Exercise goal » Exactly the lines from the line containing "What Plotly code" through the line containing "import plotly.graph_objects as go" are to be echoed, with both included and pictures left out.

Data supplied »
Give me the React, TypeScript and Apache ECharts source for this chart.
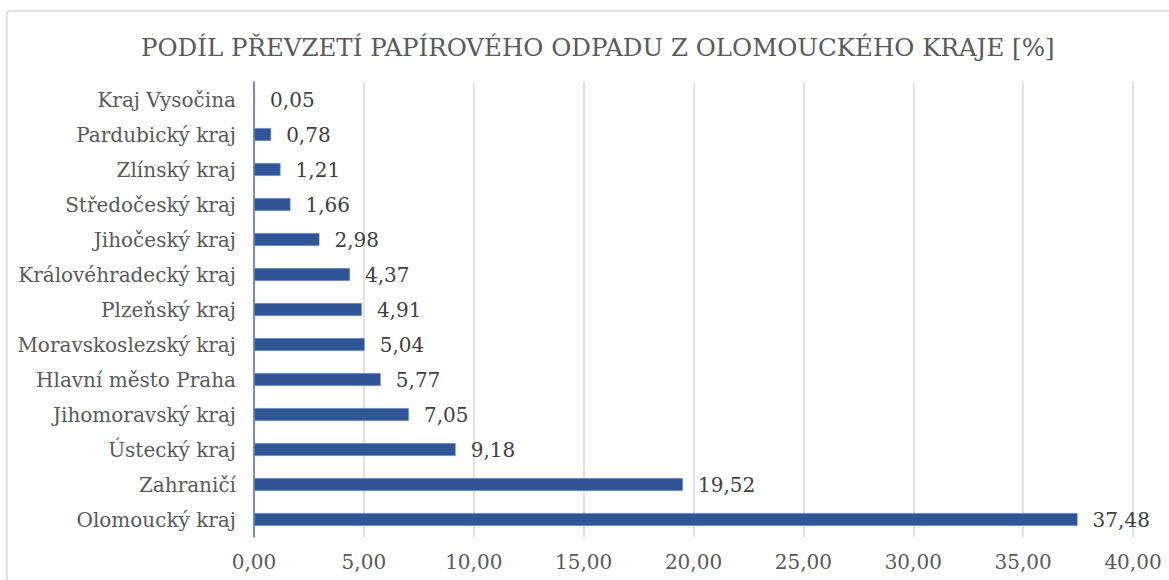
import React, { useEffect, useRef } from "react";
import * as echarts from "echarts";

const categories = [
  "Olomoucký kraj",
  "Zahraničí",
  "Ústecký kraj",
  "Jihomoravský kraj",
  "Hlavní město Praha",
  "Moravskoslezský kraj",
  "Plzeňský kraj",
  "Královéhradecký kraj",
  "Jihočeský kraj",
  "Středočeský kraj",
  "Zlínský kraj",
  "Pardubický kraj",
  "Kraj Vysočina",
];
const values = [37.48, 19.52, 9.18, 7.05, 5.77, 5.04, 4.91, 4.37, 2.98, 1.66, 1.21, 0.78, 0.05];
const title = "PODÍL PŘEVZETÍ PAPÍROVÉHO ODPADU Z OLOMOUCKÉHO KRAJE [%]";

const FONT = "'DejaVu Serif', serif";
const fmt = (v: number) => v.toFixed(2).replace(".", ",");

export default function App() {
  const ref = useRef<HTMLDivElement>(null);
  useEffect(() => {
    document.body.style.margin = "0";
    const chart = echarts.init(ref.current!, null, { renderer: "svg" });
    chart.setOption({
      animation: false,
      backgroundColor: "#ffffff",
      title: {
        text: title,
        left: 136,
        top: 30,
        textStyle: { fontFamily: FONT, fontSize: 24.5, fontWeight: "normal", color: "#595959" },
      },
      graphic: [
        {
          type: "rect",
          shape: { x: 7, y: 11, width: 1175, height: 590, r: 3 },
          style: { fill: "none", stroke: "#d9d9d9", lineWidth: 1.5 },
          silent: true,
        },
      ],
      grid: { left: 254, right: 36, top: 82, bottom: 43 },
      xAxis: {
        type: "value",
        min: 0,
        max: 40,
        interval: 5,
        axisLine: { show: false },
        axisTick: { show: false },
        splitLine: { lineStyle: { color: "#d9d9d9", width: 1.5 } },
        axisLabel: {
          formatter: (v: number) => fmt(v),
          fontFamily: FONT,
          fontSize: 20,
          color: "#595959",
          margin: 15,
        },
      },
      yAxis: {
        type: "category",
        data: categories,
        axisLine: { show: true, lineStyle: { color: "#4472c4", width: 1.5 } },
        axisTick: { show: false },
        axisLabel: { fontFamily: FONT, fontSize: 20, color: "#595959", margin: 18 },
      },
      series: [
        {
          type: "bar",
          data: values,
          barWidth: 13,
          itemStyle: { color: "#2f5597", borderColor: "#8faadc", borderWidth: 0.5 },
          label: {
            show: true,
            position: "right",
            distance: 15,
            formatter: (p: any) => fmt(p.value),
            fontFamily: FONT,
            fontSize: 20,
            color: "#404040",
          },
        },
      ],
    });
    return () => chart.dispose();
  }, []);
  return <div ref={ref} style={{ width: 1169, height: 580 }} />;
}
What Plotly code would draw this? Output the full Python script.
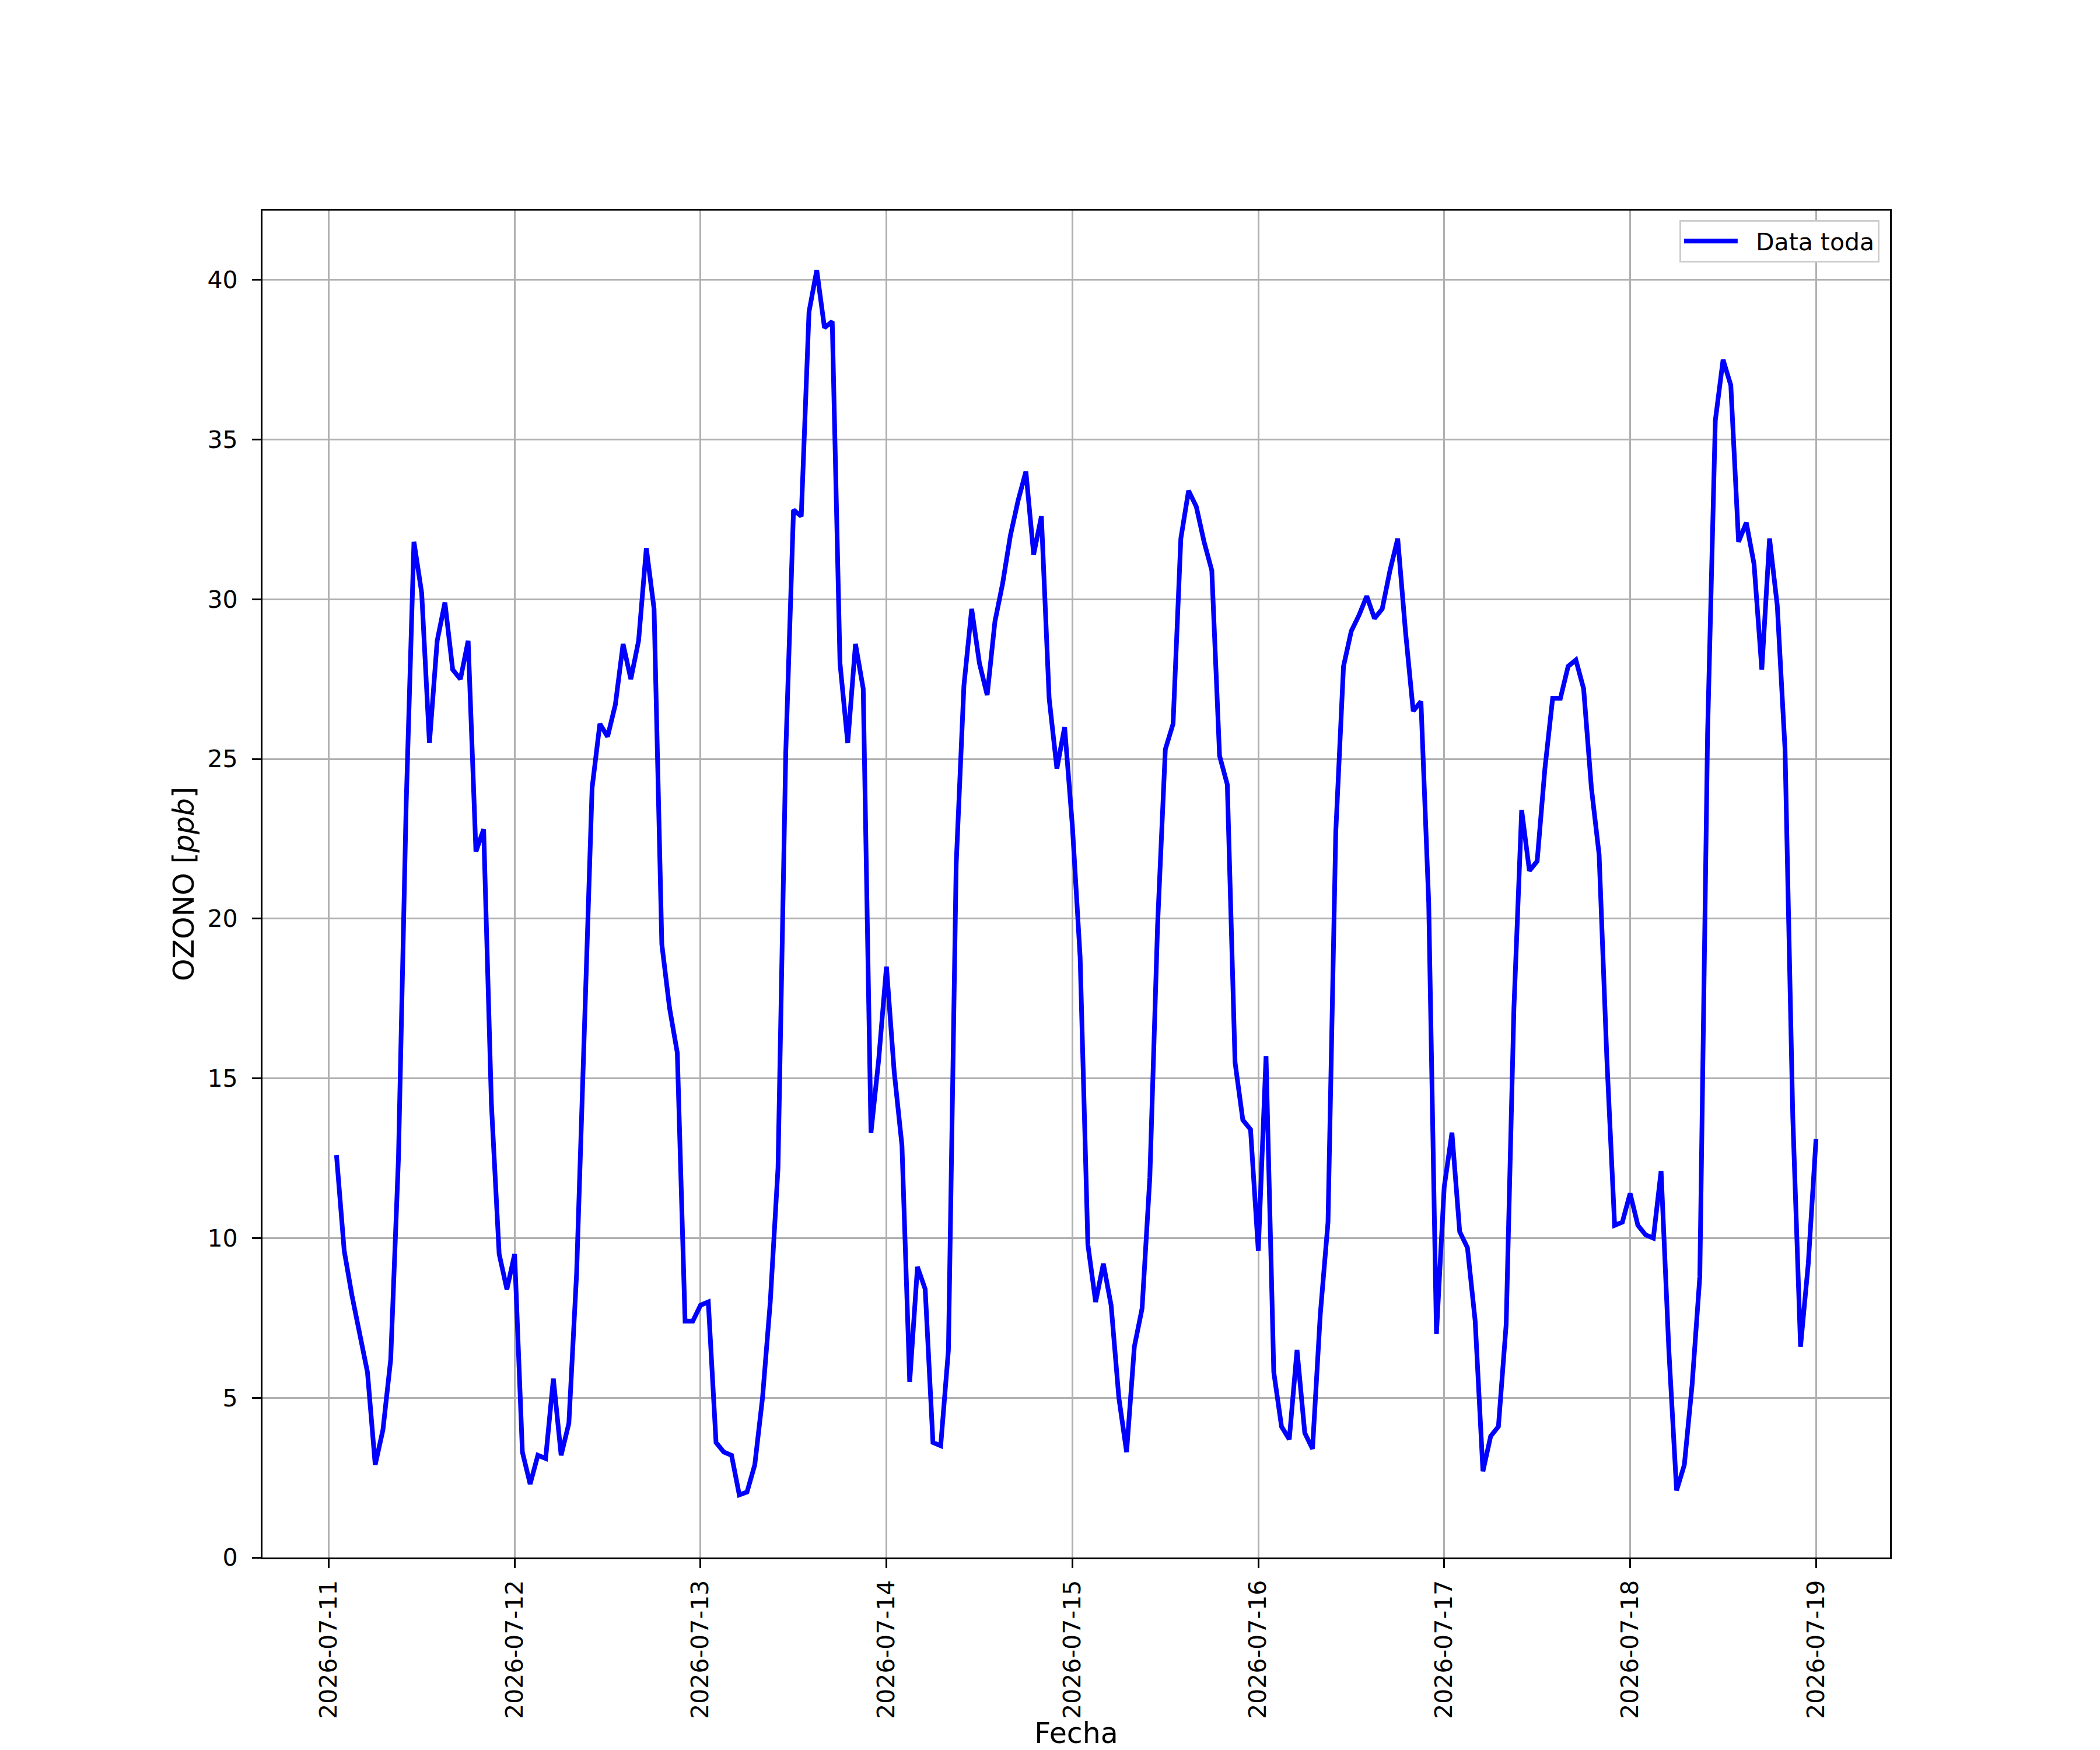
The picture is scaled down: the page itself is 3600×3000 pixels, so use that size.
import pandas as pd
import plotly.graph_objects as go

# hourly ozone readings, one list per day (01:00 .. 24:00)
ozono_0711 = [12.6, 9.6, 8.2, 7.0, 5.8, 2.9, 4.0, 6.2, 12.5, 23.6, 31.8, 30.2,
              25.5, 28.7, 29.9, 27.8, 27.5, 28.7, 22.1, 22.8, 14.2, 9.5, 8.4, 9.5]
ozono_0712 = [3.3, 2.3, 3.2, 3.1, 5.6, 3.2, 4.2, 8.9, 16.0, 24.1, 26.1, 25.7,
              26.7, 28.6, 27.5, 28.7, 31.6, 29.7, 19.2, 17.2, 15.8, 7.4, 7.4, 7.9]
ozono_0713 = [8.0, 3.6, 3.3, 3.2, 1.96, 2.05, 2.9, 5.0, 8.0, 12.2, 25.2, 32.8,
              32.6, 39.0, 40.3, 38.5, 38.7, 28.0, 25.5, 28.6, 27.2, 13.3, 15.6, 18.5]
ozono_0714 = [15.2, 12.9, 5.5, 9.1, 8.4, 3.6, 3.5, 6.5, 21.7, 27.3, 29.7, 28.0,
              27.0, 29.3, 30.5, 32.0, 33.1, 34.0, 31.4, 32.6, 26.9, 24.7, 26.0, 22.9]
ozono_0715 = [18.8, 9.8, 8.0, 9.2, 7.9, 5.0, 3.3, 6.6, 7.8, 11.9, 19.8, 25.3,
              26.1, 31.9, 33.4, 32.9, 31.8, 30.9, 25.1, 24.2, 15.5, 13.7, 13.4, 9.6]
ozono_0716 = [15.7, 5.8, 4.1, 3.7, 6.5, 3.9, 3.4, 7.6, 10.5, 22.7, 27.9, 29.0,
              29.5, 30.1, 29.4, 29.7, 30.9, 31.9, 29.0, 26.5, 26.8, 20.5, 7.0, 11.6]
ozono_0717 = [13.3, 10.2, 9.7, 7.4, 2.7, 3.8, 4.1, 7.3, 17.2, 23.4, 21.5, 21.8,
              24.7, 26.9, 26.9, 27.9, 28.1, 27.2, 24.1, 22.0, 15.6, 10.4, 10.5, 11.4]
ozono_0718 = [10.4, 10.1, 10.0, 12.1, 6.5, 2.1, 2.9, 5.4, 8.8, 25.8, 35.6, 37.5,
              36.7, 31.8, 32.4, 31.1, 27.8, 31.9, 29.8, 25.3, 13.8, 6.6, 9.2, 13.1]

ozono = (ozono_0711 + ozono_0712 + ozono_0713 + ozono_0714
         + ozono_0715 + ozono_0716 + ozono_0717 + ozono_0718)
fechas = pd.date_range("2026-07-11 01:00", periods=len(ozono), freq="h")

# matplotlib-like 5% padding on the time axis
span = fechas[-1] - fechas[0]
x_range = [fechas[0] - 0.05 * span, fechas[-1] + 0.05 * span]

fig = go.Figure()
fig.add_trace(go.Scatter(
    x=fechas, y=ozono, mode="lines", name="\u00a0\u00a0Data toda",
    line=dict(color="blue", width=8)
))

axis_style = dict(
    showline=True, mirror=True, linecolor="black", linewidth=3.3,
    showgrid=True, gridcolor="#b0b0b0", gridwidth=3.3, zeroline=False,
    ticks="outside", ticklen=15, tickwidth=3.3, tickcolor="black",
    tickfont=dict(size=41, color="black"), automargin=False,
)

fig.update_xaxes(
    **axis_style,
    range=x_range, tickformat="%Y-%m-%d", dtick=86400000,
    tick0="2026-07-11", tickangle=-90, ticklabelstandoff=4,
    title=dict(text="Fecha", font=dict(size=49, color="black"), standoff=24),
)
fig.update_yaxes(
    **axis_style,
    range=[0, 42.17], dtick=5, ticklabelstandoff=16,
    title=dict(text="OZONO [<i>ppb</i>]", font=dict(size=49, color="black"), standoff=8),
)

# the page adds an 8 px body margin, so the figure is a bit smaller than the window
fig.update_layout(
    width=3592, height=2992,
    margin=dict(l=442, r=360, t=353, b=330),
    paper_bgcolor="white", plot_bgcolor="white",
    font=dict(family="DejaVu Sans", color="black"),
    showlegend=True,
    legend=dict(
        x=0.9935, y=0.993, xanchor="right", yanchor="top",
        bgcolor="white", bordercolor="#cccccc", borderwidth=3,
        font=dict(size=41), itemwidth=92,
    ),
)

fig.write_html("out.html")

Written response »
What Plotly code would draw this? Output the full Python script.
The picture is scaled down: the page itself is 3600×3000 pixels, so use that size.
import pandas as pd
import plotly.graph_objects as go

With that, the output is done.